I’ll start out with a recent history of our whole field: The Evolution of Drug Discovery. There are a lot of good books written at various levels about the discovery of particular drugs or therapies, but it’s rare to see the entire business of drug discovery looked at in this way.
For general medicinal chemistry, you have Bob Rydzewski’s Real World Drug Discovery: A Chemist’s Guide to Biotech and Pharmaceutical Research. A recent addition to this area is Drug Discovery: Practices, Processes, and Perspectives, by Jack Li and E. J. Corey. Another recommendation is Textbook of Drug Design and Discovery by Krogsgaard-Larsen et al. Several readers here have recommended earlier verions of Silverman’s medicinal chemistry book, and there’s now a third edition: The Organic Chemistry of Drug Design and Drug Action. Readers have also recommended Camille Wermuth’s The Practice of Medicinal Chemistry. For getting up to speed, several readers recommend Graham Patrick’s An Introduction to Medicinal Chemistry. Similarly, Medicinal Chemistry: The Modern Drug Discovery Process is a recent introductory textbook that I thought was well done.
Process chemistry is its own world with its own issues. Recommended texts here are Practical Process Research & Development by Neal Anderson, Repic’s Principles of Process Research and Chemical Development in the Pharmaceutical Industry, and Process Development: Fine Chemicals from Grams to Kilograms by Stan Lee (no, not that Stan Lee) and Graham Robinson. On an even larger scale, McConville’s The Pilot Plant Real Book comes recommended by readers here, too.
Another book that focuses on a particular (important) area of drug discovery is Robert Copeland’s Evaluation of Enzyme Inhibitors in Drug Discovery. Other recent books on particular areas of med-chem are Bioisosteres in Medicinal Chemistry by Brown et al., recommended by several readers, Scaffold Hopping in Medicinal Chemistry, and Protein-Protein Interactions in Drug Discovery, Volume 56
For chemists who want to brush up on their biology, readers recommended an earlier edition of this now updated Terrence Kenakin book: A Pharmacology Primer: Techniques for More Effective and Strategic Drug Discovery , as well as Pharmacology in Drug Discovery: Understanding Drug Response.

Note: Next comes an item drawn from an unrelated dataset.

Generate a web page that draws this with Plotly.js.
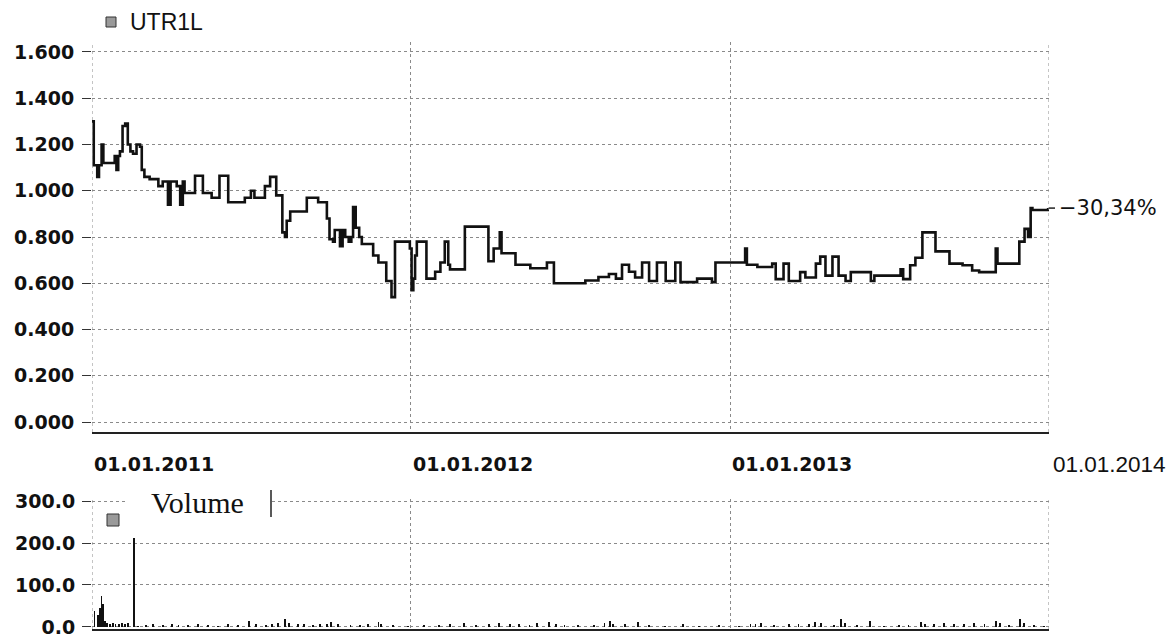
<!DOCTYPE html>
<html>
<head>
<meta charset="utf-8">
<script src="https://cdn.plot.ly/plotly-3.0.1.min.js"></script>
<style>html,body{margin:0;padding:0;background:#fff;}#chart{width:1173px;height:638px;}</style>
</head>
<body>
<div id="chart"></div>
<script>
// ---- data ----
const seriesName = "UTR1L";
const changeLabel = "−30,34%";
const volumeName = "Volume";

const priceDates = [
"2011-01-01","2011-01-03","2011-01-07","2011-01-09","2011-01-12","2011-01-14","2011-01-27","2011-01-29","2011-01-31",
"2011-02-02","2011-02-05","2011-02-08","2011-02-11","2011-02-14","2011-02-17","2011-02-21","2011-02-25","2011-02-27",
"2011-03-02","2011-03-08","2011-03-18","2011-03-23","2011-03-29","2011-04-01","2011-04-08","2011-04-12","2011-04-15",
"2011-04-17","2011-04-29","2011-05-08","2011-05-18","2011-05-27","2011-06-06","2011-06-25","2011-07-02","2011-07-06",
"2011-07-18","2011-07-24","2011-07-31","2011-08-07","2011-08-10","2011-08-12","2011-08-16","2011-09-04","2011-09-17",
"2011-09-27","2011-09-30","2011-10-04","2011-10-06","2011-10-12","2011-10-15","2011-10-18","2011-10-22","2011-10-25",
"2011-10-27","2011-10-30","2011-11-03","2011-11-06","2011-11-19","2011-11-25","2011-12-04","2011-12-10","2011-12-14",
"2011-12-31","2012-01-02","2012-01-04","2012-01-06","2012-01-08","2012-01-19","2012-01-29","2012-02-04","2012-02-09",
"2012-02-13","2012-02-15","2012-03-03","2012-03-30","2012-04-05","2012-04-12","2012-04-14","2012-04-30","2012-05-17",
"2012-06-05","2012-06-13","2012-07-19","2012-08-03","2012-08-15","2012-08-23","2012-08-30","2012-09-07","2012-09-14",
"2012-09-22","2012-09-30","2012-10-09","2012-10-19","2012-10-30","2012-11-05","2012-11-24","2012-12-11","2012-12-15",
"2013-01-18","2013-01-20","2013-02-01","2013-02-18","2013-02-22","2013-03-03","2013-03-09","2013-03-22","2013-03-28",
"2013-04-09","2013-04-14","2013-04-20","2013-04-28","2013-05-05","2013-05-13","2013-05-19","2013-06-11","2013-06-15",
"2013-07-15","2013-07-18","2013-07-26","2013-08-01","2013-08-09","2013-08-24","2013-09-09","2013-09-24","2013-10-05",
"2013-10-13","2013-11-01","2013-11-03","2013-11-28","2013-12-04","2013-12-08","2013-12-11","2013-12-13","2013-12-31"
];
const priceValues = [
1.30,1.11,1.06,1.11,1.20,1.12,1.15,1.09,1.15,
1.17,1.28,1.29,1.20,1.17,1.16,1.20,1.19,1.09,
1.06,1.05,1.02,1.04,0.94,1.04,1.02,0.94,1.04,
0.99,1.065,0.99,0.97,1.065,0.95,0.97,1.00,0.97,
1.02,1.06,0.98,0.82,0.80,0.87,0.91,0.97,0.95,
0.88,0.79,0.78,0.83,0.76,0.83,0.80,0.78,0.80,
0.93,0.84,0.80,0.77,0.72,0.69,0.61,0.54,0.78,
0.75,0.57,0.62,0.72,0.78,0.62,0.65,0.69,0.78,
0.68,0.66,0.845,0.695,0.75,0.82,0.73,0.68,0.665,
0.69,0.60,0.612,0.627,0.64,0.62,0.68,0.65,0.625,
0.69,0.61,0.69,0.61,0.69,0.605,0.62,0.605,0.69,
0.75,0.68,0.67,0.685,0.618,0.685,0.61,0.648,0.625,
0.685,0.715,0.633,0.715,0.633,0.61,0.648,0.61,0.633,
0.66,0.618,0.678,0.71,0.82,0.738,0.685,0.678,0.655,
0.648,0.75,0.685,0.78,0.835,0.80,0.925,0.917,0.925
];

const volumeDates = [
"2011-01-04","2011-01-08","2011-01-10","2011-01-12","2011-01-14","2011-01-16","2011-01-18","2011-01-22","2011-01-25",
"2011-01-28","2011-02-01","2011-02-04","2011-02-08","2011-02-11","2011-02-18","2011-02-23","2011-03-04","2011-03-12",
"2011-03-23","2011-04-03","2011-04-10","2011-04-21","2011-05-02","2011-05-14","2011-05-25","2011-06-06","2011-06-17",
"2011-06-30","2011-07-08","2011-07-19","2011-07-26","2011-08-02","2011-08-10","2011-08-15","2011-08-25","2011-09-01",
"2011-09-11","2011-09-19","2011-09-27","2011-10-02","2011-10-10","2011-10-24","2011-11-04","2011-11-13","2011-11-25",
"2011-11-28","2011-12-12","2011-12-29","2012-01-16","2012-02-02","2012-02-15","2012-03-02","2012-03-16","2012-03-31",
"2012-04-11","2012-04-24","2012-05-04","2012-05-16","2012-05-25","2012-06-07","2012-06-15","2012-06-25","2012-07-11",
"2012-07-29","2012-08-10","2012-08-16","2012-08-20","2012-09-02","2012-09-17","2012-09-30","2012-10-18","2012-11-08",
"2012-11-26","2012-12-19","2013-01-11","2013-01-24","2013-01-30","2013-02-05","2013-02-20","2013-03-09","2013-03-20",
"2013-04-01","2013-04-08","2013-04-15","2013-04-30","2013-05-08","2013-05-12","2013-05-26","2013-06-10","2013-06-26",
"2013-07-13","2013-07-24","2013-08-07","2013-08-12","2013-08-22","2013-09-03","2013-09-14","2013-09-26","2013-10-07",
"2013-10-19","2013-11-01","2013-11-06","2013-11-16","2013-11-29","2013-12-03","2013-12-15","2013-12-26"
];
const volumeValues = [
37,28,45,74,55,14,10,8,9,
7,8,10,6,9,212,3,5,7,
4,6,5,4,6,5,3,6,4,
15,6,5,8,10,18,10,6,8,
5,8,7,12,6,4,5,6,12,
8,4,3,4,5,6,9,5,6,
10,6,7,5,10,12,6,5,4,
5,10,14,8,6,12,4,3,6,
3,4,3,8,7,9,4,6,8,
7,12,10,5,18,9,4,15,3,
4,4,11,8,6,9,8,7,9,
8,15,9,5,18,10,4,3
];

const priceTicks = [0, 0.2, 0.4, 0.6, 0.8, 1.0, 1.2, 1.4, 1.6];
const priceTickText = ["0.000","0.200","0.400","0.600","0.800","1.000","1.200","1.400","1.600"];
const volumeTicks = [0, 100, 200, 300];
const volumeTickText = ["0.0","100.0","200.0","300.0"];
const dateTicks = ["2011-01-01","2012-01-01","2013-01-01","2014-01-01"];
const dateTickText = ["01.01.2011","01.01.2012","01.01.2013","01.01.2014"];

// ---- layout helpers (pixel -> paper) ----
const W = 1173, H = 638;
const px = x => x / W;
const py = y => (H - y) / H;

const tickFont = {family: "DejaVu Sans, sans-serif", size: 19, color: "#111", weight: "bold"};
const gridCol = "#8a8a8a";

const traces = [
  {
    type: "scatter", mode: "lines", x: priceDates, y: priceValues,
    line: {shape: "hv", color: "#111", width: 2.6},
    xaxis: "x", yaxis: "y", hoverinfo: "skip", showlegend: false
  },
  {
    type: "bar", x: volumeDates, y: volumeValues,
    marker: {color: "#111", line: {width: 0}},
    width: 86400000 * 2,
    xaxis: "x2", yaxis: "y2", hoverinfo: "skip", showlegend: false
  }
];

const xCommon = {
  type: "date", range: ["2011-01-01", "2014-01-01"],
  tickmode: "array", tickvals: dateTicks, showticklabels: false,
  showgrid: true, gridcolor: gridCol, griddash: "dot", gridwidth: 1,
  ticks: "", zeroline: false,
  showline: true, linecolor: "#222", linewidth: 2
};

const annotations = [];
dateTicks.forEach((d, i) => {
  const last = i === dateTicks.length - 1;
  annotations.push({
    xref: "x", yref: "paper", x: d, y: py(464),
    text: dateTickText[i], showarrow: false, xanchor: "left", yanchor: "middle",
    xshift: last ? 2 : 0,
    font: last ? {family: "Liberation Sans, Arial, sans-serif", size: 22.5, color: "#111"} : tickFont
  });
});
annotations.push({
  xref: "paper", yref: "paper", x: px(128), y: py(22), text: seriesName, showarrow: false,
  xanchor: "left", yanchor: "middle",
  font: {family: "Liberation Sans, Arial, sans-serif", size: 23, color: "#111"}
});
annotations.push({
  xref: "paper", yref: "y", x: px(1057), y: priceValues[priceValues.length - 1], text: changeLabel,
  showarrow: false, xanchor: "left", yanchor: "middle",
  font: {family: "DejaVu Sans, sans-serif", size: 21, color: "#111"}
});
annotations.push({
  xref: "paper", yref: "paper", x: px(149), y: py(503), text: volumeName, showarrow: false,
  xanchor: "left", yanchor: "middle",
  font: {family: "Liberation Serif, Times New Roman, serif", size: 30, color: "#111"}
});

const shapes = [
  // dotted left / right frame lines on both panels
  {type: "line", xref: "x", yref: "y domain", x0: dateTicks[0], x1: dateTicks[0], y0: 0, y1: 1,
   line: {color: gridCol, width: 1, dash: "dot"}},
  {type: "line", xref: "x", yref: "y domain", x0: dateTicks[3], x1: dateTicks[3], y0: 0, y1: 1,
   line: {color: gridCol, width: 1, dash: "dot"}},
  {type: "line", xref: "x2", yref: "y2 domain", x0: dateTicks[0], x1: dateTicks[0], y0: 0, y1: 1,
   line: {color: gridCol, width: 1, dash: "dot"}},
  {type: "line", xref: "x2", yref: "y2 domain", x0: dateTicks[3], x1: dateTicks[3], y0: 0, y1: 1,
   line: {color: gridCol, width: 1, dash: "dot"}},
  // legend swatch price
  {type: "rect", xref: "paper", yref: "paper", x0: px(106), x1: px(116), y0: py(27), y1: py(17),
   fillcolor: "#9a9a9a", line: {color: "#333", width: 1}},
  // volume legend white box hiding grid
  {type: "rect", xref: "paper", yref: "paper", x0: px(126), x1: px(271), y0: py(528), y1: py(490),
   fillcolor: "#ffffff", line: {width: 0}, layer: "above"},
  {type: "line", xref: "paper", yref: "paper", x0: px(271), x1: px(271), y0: py(517), y1: py(490),
   line: {color: "#222", width: 1.5}, layer: "above"},
  // volume swatch
  {type: "rect", xref: "paper", yref: "paper", x0: px(107), x1: px(119), y0: py(526), y1: py(514),
   fillcolor: "#9a9a9a", line: {color: "#333", width: 1}, layer: "above"},
  // right-edge marker for last value
  {type: "line", xref: "paper", yref: "y", x0: px(1049), x1: px(1055),
   y0: priceValues[priceValues.length - 1], y1: priceValues[priceValues.length - 1],
   line: {color: "#222", width: 1.5}}
];

const layout = {
  width: W, height: H,
  margin: {l: 0, r: 0, t: 0, b: 0},
  paper_bgcolor: "#fff", plot_bgcolor: "#fff",
  showlegend: false,
  xaxis: Object.assign({}, xCommon, {domain: [px(92), px(1049)], anchor: "y"}),
  xaxis2: Object.assign({}, xCommon, {domain: [px(92), px(1049)], anchor: "y2", linewidth: 1.5}),
  yaxis: {
    domain: [py(432), py(42)], range: [-0.043, 1.643],
    tickmode: "array", tickvals: priceTicks, ticktext: priceTickText,
    tickfont: tickFont, ticks: "outside", ticklen: 9, tickcolor: "#333", tickwidth: 1,
    ticklabelstandoff: 4,
    showgrid: true, gridcolor: gridCol, griddash: "dot", zeroline: false, showline: false
  },
  yaxis2: {
    domain: [py(629), py(499)], range: [-4.8, 304.8],
    tickmode: "array", tickvals: volumeTicks, ticktext: volumeTickText,
    tickfont: tickFont, ticks: "outside", ticklen: 9, tickcolor: "#333", tickwidth: 1,
    ticklabelstandoff: 3,
    showgrid: true, gridcolor: gridCol, griddash: "dot", zeroline: false, showline: false
  },
  annotations: annotations,
  shapes: shapes,
  bargap: 0
};

Plotly.newPlot("chart", traces, layout, {staticPlot: true, displayModeBar: false});
</script>
</body>
</html>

Cannon’s Pharmacology for Chemists, and Molecular Biology in Medicinal Chemistry by Nogrady and Weaver have also been recommended.
Overall, one of the most highly recommended books across the board comes from the PK end of things: Drug-like Properties: Concepts, Structure Design and Methods: from ADME to Toxicity Optimization by Kerns and Di. This one is from 2008, but the same authors have another book coming out in February: Blood-Brain Barrier in Drug Discovery: Optimizing Brain Exposure of CNS Drugs and Minimizing Brain Side Effects for Peripheral Drugs. Another recent PK-centric book is Lead Optimization for Medicinal Chemists. For getting up to speed in this area, there’s Pharmacokinetics Made Easy by Donald Birkett, and the Drug Metabolism and Pharmacokinetics Quick Guide has also been recommended.
In a related field, standard desk references for toxicology seems to be Casarett & Doull’s Toxicology: The Basic Science of Poisons and Hayes’ Principles and Methods of Toxicology Every medicinal chemist will end up learning a good amount toxicology, too often the hard way.
And a recently mentioned book here might prove useful as well: Navigating the Path to Industry, aimed at academic scientists (not just entry-level ones, either) who are looking at industrial research positions and wondering how to get from here to there.
As always, suggestions for more titles to add to the list are welcome.